Insbesondere offenbare A7 keine Bestimmung einer Gefährdung. Die Bestimmung der Gefährdung sei wesentlich, da damit keine Einzelfälle mehr auf eine zu bestimmende Auslöseschwelle abzubilden seien, wie dies in A7 geschehe. Dort würden verschiedene Einzelfälle betrachtet werden und in jedem der Einzelfälle eine Auslöseschwelle definiert werden. Im Streitpatent hingegen werde zunächst die Gefährdung errechnet aus den Umgebungsdaten und zwar für den Fall, dass eine Notbremsung ausgelöst werde. Die Gefährdung sei dabei ein Wahrscheinlichkeitswert für eine weitere Kollision oder kritische Verkehrssituation nach der automatischen Notbremsung. Was erfindungsgemäß als Gefährdung zu verstehen sei, sei in Paragraph [0007] definiert. Ausgehend von der Gefährdung werde dann gemäß dem letzten Merkmal des Anspruchs 1 die Auslöseschwelle bestimmt. Letztlich sei es das Ziel der Erfindung, die Auswirkungen einer Notbremssituation zu bewerten und dann zu entscheiden, ob es sinnvoll sei, diese auch auszuführen. Dies aber sei in A7 nicht gezeigt. Der Hilfsantrag 1 müsse in das Verfahren zugelassen werden da seine Vorlage durch die Diskussion in der mündlichen Verhandlung begründet sei. In der vorläufigen Mitteilung der Kammer sei ausgeführt worden, dass in A7 die Kollisionswahrscheinlichkeit herangezogen würde, um die Auslöseschwelle zu verändern. Diese Auffassung werde auch von der Patentinhaberin geteilt, da die Kollisionswahrscheinlichkeit eben nicht die Gefährdung durch die Notbremsung darstelle, sondern die Größe, die mit der Gefährdung verglichen werden. Daher sei davon auszugehen gewesen, dass die Kammer in der mündlichen Verhandlung überzeugt werden könne, dass das Verfahren des Anspruchs 1 wie erteilt neu sei.
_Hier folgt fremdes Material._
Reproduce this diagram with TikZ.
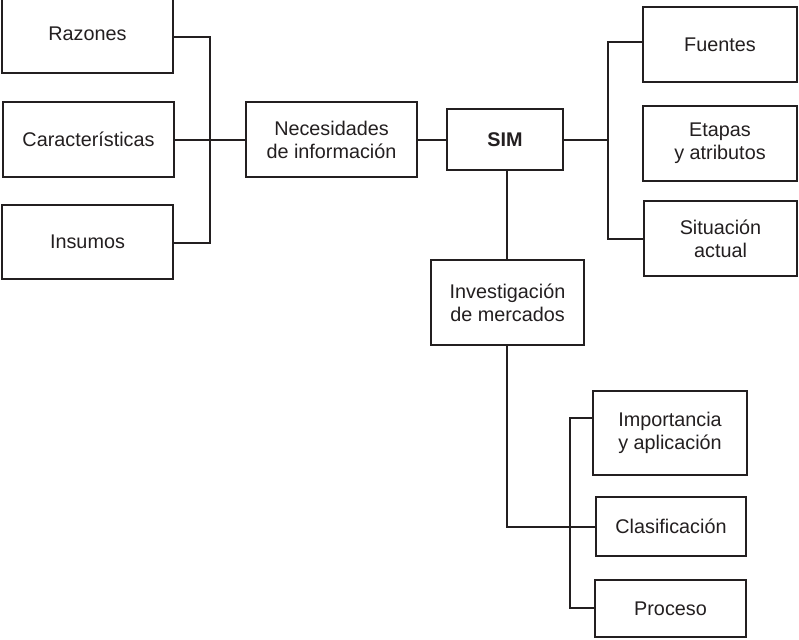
\documentclass[tikz,border=0pt]{standalone}
\usepackage{fontspec}
\setmainfont{Liberation Sans}
\definecolor{ink}{HTML}{231F20}
\begin{document}
\begin{tikzpicture}[x=1pt,y=-1pt,
  bx/.style={draw=ink, line width=1.8pt, text=ink, align=center, inner sep=0pt,
    font=\fontsize{19.8}{23}\selectfont},
  ln/.style={draw=ink, line width=1.8pt}]
\useasboundingbox (0,0) rectangle (799,639);
\fill[white] (0,0) rectangle (799,639);
% left column
\node[bx, minimum width=171pt, minimum height=78pt] (raz) at (87.5,34) {Razones};
\node[bx, minimum width=171pt, minimum height=75pt] (car) at (88.5,139.5) {Características};
\node[bx, minimum width=171pt, minimum height=74pt] (ins) at (87.5,242) {Insumos};
% middle
\node[bx, minimum width=171pt, minimum height=75pt] (nec) at (331.5,139.5) {Necesidades\\de información};
\node[bx, minimum width=116pt, minimum height=61pt, font=\fontsize{19.8}{23}\selectfont\bfseries] (sim) at (505,139.5) {SIM};
% right column
\node[bx, minimum width=154pt, minimum height=75pt] (fue) at (720,44.5) {Fuentes};
\node[bx, minimum width=154pt, minimum height=75pt] (eta) at (720,143.5) {Etapas\\y atributos};
\node[bx, minimum width=153pt, minimum height=75pt] (sit) at (720.5,238.5) {Situación\\actual};
% lower
\node[bx, minimum width=153pt, minimum height=85pt] (inv) at (507.5,302.5) {Investigación\\de mercados};
\node[bx, minimum width=154pt, minimum height=84pt] (imp) at (670,433) {Importancia\\y aplicación};
\node[bx, minimum width=150pt, minimum height=59pt] (cla) at (671,526.5) {Clasificación};
\node[bx, minimum width=151pt, minimum height=57pt] (pro) at (670.5,608.5) {Proceso};
% connectors left
\coordinate (lb) at (210,140);
\draw[ln] (raz.east |- 0,37) -| (lb) |- (ins.east |- 0,243);
\draw[ln] (car.east |- 0,140) -- (nec.west |- 0,140);
\draw[ln] (nec.east |- 0,140) -- (sim.west |- 0,140);
% connectors right
\coordinate (rb) at (608,140);
\draw[ln] (sim.east |- 0,140) -- (rb);
\draw[ln] (fue.west |- 0,42) -| (rb) |- (sit.west |- 0,239);
% down
\draw[ln] (sim.south -| 507,0) -- (inv.north -| 507,0);
\draw[ln] (inv.south -| 507,0) |- (cla.west |- 0,527);
\coordinate (bb) at (570,527);
\draw[ln] (imp.west |- 0,418) -| (bb) |- (pro.west |- 0,608);
\end{tikzpicture}
\end{document}
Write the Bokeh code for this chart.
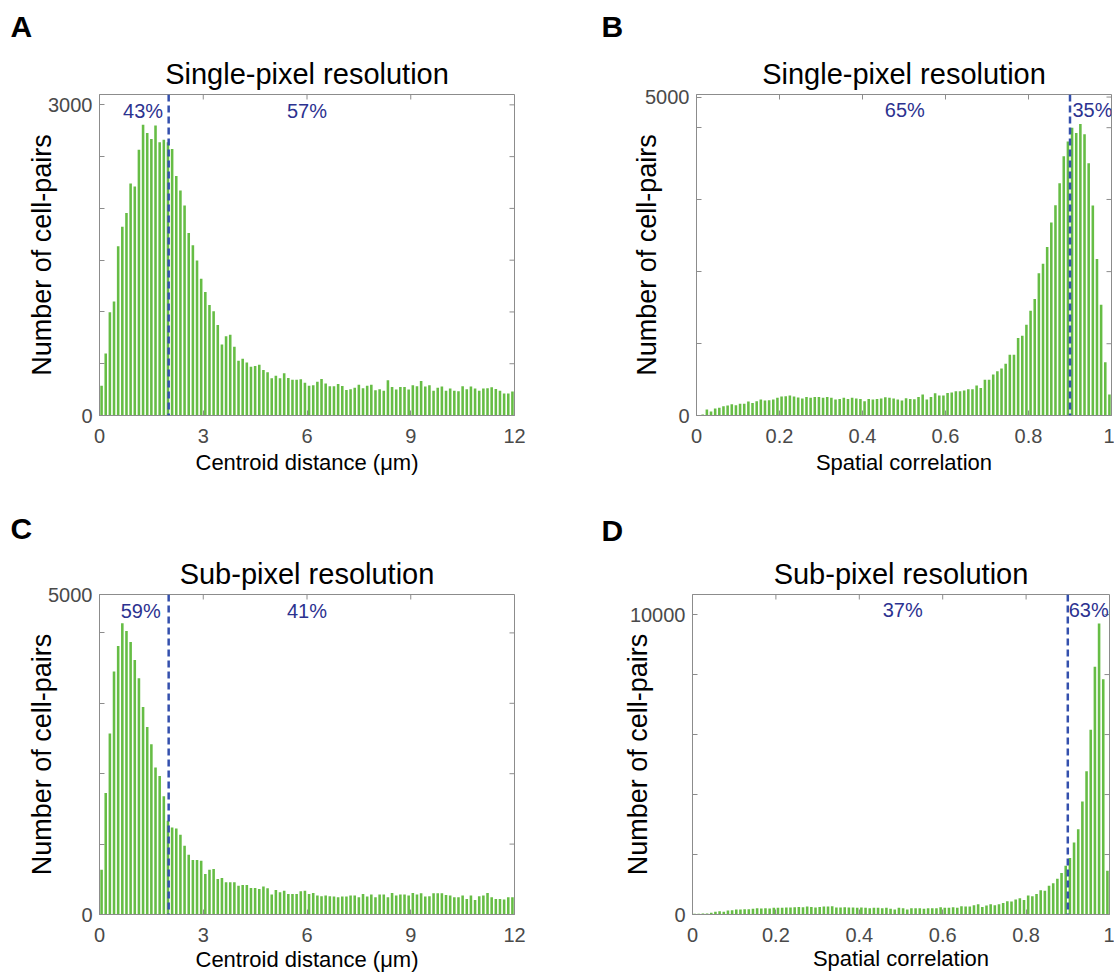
from bokeh.plotting import figure
from bokeh.models import Range1d, LinearAxis, FixedTicker, Span, Label, Title
from bokeh.layouts import column, row
from bokeh.embed import file_html
from bokeh.resources import INLINE
import numpy as np

# ---------------- data ----------------
dist_bin_width = 0.12          # um, 100 bins over 0-12
corr_bin_width = 0.01          # 100 bins over 0-1

single_dist_counts = [288, 599, 997, 1102, 1635, 1824, 1955, 2240, 2211, 2567,
                      2808, 2728, 2670, 2801, 2638, 2663, 2640, 2573, 2314, 2173,
                      2029, 1763, 1644, 1497, 1320, 1192, 1067, 1006, 875, 686,
                      766, 779, 663, 529, 548, 513, 471, 478, 490, 439,
                      417, 359, 385, 359, 407, 362, 346, 346, 349, 317,
                      288, 292, 327, 353, 308, 282, 282, 304, 285, 247,
                      253, 269, 298, 263, 288, 298, 244, 253, 240, 340,
                      276, 250, 276, 276, 250, 292, 282, 333, 279, 292,
                      240, 269, 279, 240, 260, 240, 234, 282, 253, 279,
                      260, 240, 260, 263, 272, 256, 240, 212, 212, 231]

single_corr_counts = [0, 16, 94, 63, 110, 120, 146, 157, 177, 162,
                      183, 183, 219, 198, 224, 250, 235, 240, 250, 277,
                      297, 303, 313, 297, 282, 266, 292, 277, 292, 292,
                      277, 292, 277, 250, 261, 277, 261, 277, 266, 261,
                      224, 261, 250, 261, 266, 287, 277, 266, 250, 235,
                      271, 261, 256, 292, 329, 250, 292, 350, 313, 313,
                      355, 360, 381, 381, 391, 412, 412, 470, 433, 563,
                      563, 642, 694, 736, 814, 955, 955, 1216, 1252, 1424,
                      1643, 1831, 2233, 2384, 2645, 3031, 3302, 3647, 4069, 4304,
                      4518, 4434, 4575, 4414, 3960, 3297, 2457, 1737, 835, 329]

sub_dist_counts = [700, 1898, 2827, 3797, 4196, 4549, 4430, 4259, 3978, 3693,
                   3242, 2931, 2661, 2298, 2163, 1847, 1463, 1359, 1343, 1245,
                   1074, 934, 851, 851, 840, 633, 700, 711, 555, 571,
                   503, 503, 503, 451, 462, 462, 415, 415, 399, 436,
                   410, 311, 384, 348, 373, 322, 322, 322, 363, 373,
                   322, 337, 296, 285, 296, 285, 280, 270, 280, 280,
                   296, 296, 270, 322, 280, 311, 270, 311, 311, 270,
                   337, 296, 311, 311, 296, 337, 311, 332, 280, 285,
                   332, 332, 332, 306, 296, 270, 270, 296, 244, 296,
                   228, 285, 296, 337, 270, 244, 244, 233, 270, 270]

sub_corr_counts = [22, 22, 33, 33, 55, 88, 111, 88, 133, 144,
                   166, 166, 177, 177, 188, 210, 199, 210, 199, 221,
                   221, 221, 232, 232, 243, 254, 243, 265, 254, 232,
                   254, 265, 265, 277, 232, 232, 243, 232, 232, 221,
                   232, 221, 210, 221, 221, 210, 221, 188, 166, 221,
                   210, 166, 210, 210, 210, 188, 210, 210, 210, 243,
                   221, 221, 243, 221, 277, 265, 265, 310, 343, 254,
                   299, 343, 310, 343, 387, 442, 431, 498, 542, 487,
                   630, 608, 686, 807, 796, 962, 1040, 1194, 1383, 1626,
                   1880, 2400, 2842, 3771, 4778, 6160, 8262, 9700, 7841, 1460]

dist_ticks = [0, 3, 6, 9, 12]
corr_ticks = [0, 0.2, 0.4, 0.6, 0.8, 1]
corr_tick_labels = ["0", "0.2", "0.4", "0.6", "0.8", "1"]

dist_threshold = 2.0
corr_threshold = 0.9

pct_A = ["43%", "57%"]
pct_B = ["65%", "35%"]
pct_C = ["59%", "41%"]
pct_D = ["37%", "63%"]

# ---------------- style ----------------
FONT = "Liberation Sans"
GREEN = "#66bd45"
BLUE_LINE = "#3450ad"
BLUE_TEXT = "#2c3290"
GRAY = "#8c8c8c"
TICK_TXT = "#4a4a4a"


def make_axis(ticks, minor, overrides=None):
    ax = LinearAxis(ticker=FixedTicker(ticks=ticks, minor_ticks=minor))
    ax.axis_line_color = GRAY
    ax.major_tick_line_color = GRAY
    ax.minor_tick_line_color = GRAY
    ax.major_tick_in = 5
    ax.major_tick_out = 0
    ax.minor_tick_in = 5
    ax.minor_tick_out = 0
    ax.major_label_text_font = FONT
    ax.major_label_text_font_size = "20px"
    ax.major_label_text_color = TICK_TXT
    if overrides:
        ax.major_label_overrides = overrides
    return ax


def panel(counts, bin_w, xmax, ymax, xticks, ytick_major, ytick_minor, thr,
          title, xlabel, pct_texts, pct_pos, letter, letter_offset, letter_standoff,
          letter_valign, w, h, borders, xover=None, ylab_standoff=-10, xlab_standoff=1):
    bl, br, bt, bb = borders
    p = figure(width=w, height=h, x_range=Range1d(0, xmax), y_range=Range1d(0, ymax),
               output_backend="svg", toolbar_location=None,
               x_axis_location=None, y_axis_location=None,
               min_border_left=bl, min_border_right=br,
               min_border_top=bt, min_border_bottom=bb)
    p.title_location = None
    p.outline_line_color = GRAY
    p.outline_line_width = 1
    for g in p.grid:
        g.visible = False
    p.background_fill_color = "white"
    p.border_fill_color = "white"

    bottom = make_axis(xticks, [], xover)
    bottom.major_label_standoff = 13
    bottom.axis_label = xlabel
    bottom.axis_label_text_font = FONT
    bottom.axis_label_text_font_size = "22px"
    bottom.axis_label_text_font_style = "normal"
    bottom.axis_label_text_color = "black"
    bottom.axis_label_standoff = xlab_standoff
    p.add_layout(bottom, "below")

    left = make_axis(ytick_major, ytick_minor)
    left.major_label_standoff = 7
    left.axis_label = "Number of cell-pairs"
    left.axis_label_text_font = FONT
    left.axis_label_text_font_size = "27px"
    left.axis_label_text_font_style = "normal"
    left.axis_label_text_color = "black"
    left.axis_label_standoff = ylab_standoff
    p.add_layout(left, "left")

    # inward ticks on the top and right edges of the box
    all_y = list(ytick_major) + list(ytick_minor)
    p.ray(x=list(xticks), y=[ymax] * len(xticks), length=5, length_units="screen",
          angle=-np.pi / 2, line_color=GRAY, line_width=1)
    p.ray(x=[xmax] * len(all_y), y=all_y, length=5, length_units="screen",
          angle=np.pi, line_color=GRAY, line_width=1)

    centers = (np.arange(len(counts)) + 0.5) * bin_w
    p.vbar(x=centers, top=counts, width=bin_w * 0.62, bottom=0,
           fill_color=GREEN, line_color=None)

    p.add_layout(Span(location=thr, dimension="height", line_color=BLUE_LINE,
                      line_dash="7 4", line_width=2.5))

    for txt, (px, py) in zip(pct_texts, pct_pos):
        p.add_layout(Label(x=px, y=py, text=txt, text_font=FONT, text_font_size="20px",
                           text_color=BLUE_TEXT, text_align="center",
                           text_baseline="middle"))

    main_title = Title(text=title, text_font=FONT, text_font_size="29px",
                       text_font_style="normal", align="center", text_color="black",
                       standoff=9)
    letter_title = Title(text=letter, text_font=FONT, text_font_size="30px",
                         text_font_style="bold", align="left", text_color="black",
                         offset=letter_offset, standoff=letter_standoff,
                         vertical_align=letter_valign)
    p.add_layout(main_title, "above")
    p.add_layout(letter_title, "above")
    return p


corr_over = {t: s for t, s in zip(corr_ticks, corr_tick_labels)}

pA = panel(single_dist_counts, dist_bin_width, 12, 3100, dist_ticks, [0, 3000],
           [500, 1000, 1500, 2000, 2500], dist_threshold,
           "Single-pixel resolution", "Centroid distance (\u03bcm)",
           pct_A, [(1.26, 2940), (6.0, 2940)], "A", -89, 13, "top",
           557, 489, (99, 43, 93, 74), ylab_standoff=-12, xlab_standoff=4)

pB = panel(single_corr_counts, corr_bin_width, 1, 5040, corr_ticks, [0, 5000],
           [1127, 2259, 3392, 4519], corr_threshold,
           "Single-pixel resolution", "Spatial correlation",
           pct_B, [(0.502, 4790), (0.954, 4790)], "B", -95, 13, "top",
           557, 489, (139, 3, 94, 73), xover=corr_over, ylab_standoff=-20, xlab_standoff=4)

pC = panel(sub_dist_counts, dist_bin_width, 12, 5000, dist_ticks, [0, 5000],
           [1100, 2200, 3300, 4400], dist_threshold,
           "Sub-pixel resolution", "Centroid distance (\u03bcm)",
           pct_C, [(1.19, 4750), (6.0, 4750)], "C", -89, 14, "bottom",
           557, 490, (99, 43, 104, 65), ylab_standoff=-12, xlab_standoff=2)

pD = panel(sub_corr_counts, corr_bin_width, 1, 10670, corr_ticks, [0, 10000],
           [2000, 4000, 6000, 8000], corr_threshold,
           "Sub-pixel resolution", "Spatial correlation",
           pct_D, [(0.504, 10143), (0.95, 10143)], "D", -91, 10, "bottom",
           557, 490, (135, 5, 105, 63), xover=corr_over, ylab_standoff=-26, xlab_standoff=1)

layout = column(row(pA, pB), row(pC, pD))
open("out.html", "w").write(file_html(layout, INLINE))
Des Weiteren würde durch die Merkmale des erteilten Anspruchs 2 nun deutlich gemacht, dass die Gefährdung erfindungsgemäß berechnet werde, dass diese einen Einfluss auf die Fehlauslösungswahrscheinlichkeit habe und dass diese wiederum die Auslöseschwelle verändere. Alle diese Merkmale seien der A7 nicht zu entnehmen.

Entscheidungsgründe

1. Die Beschwerde ist zulässig.

2. Das Verfahren des Anspruchs 1 wie erteilt ist nicht neu im Hinblick auf Dokument A7, Artikel 54 (2) EPÜ.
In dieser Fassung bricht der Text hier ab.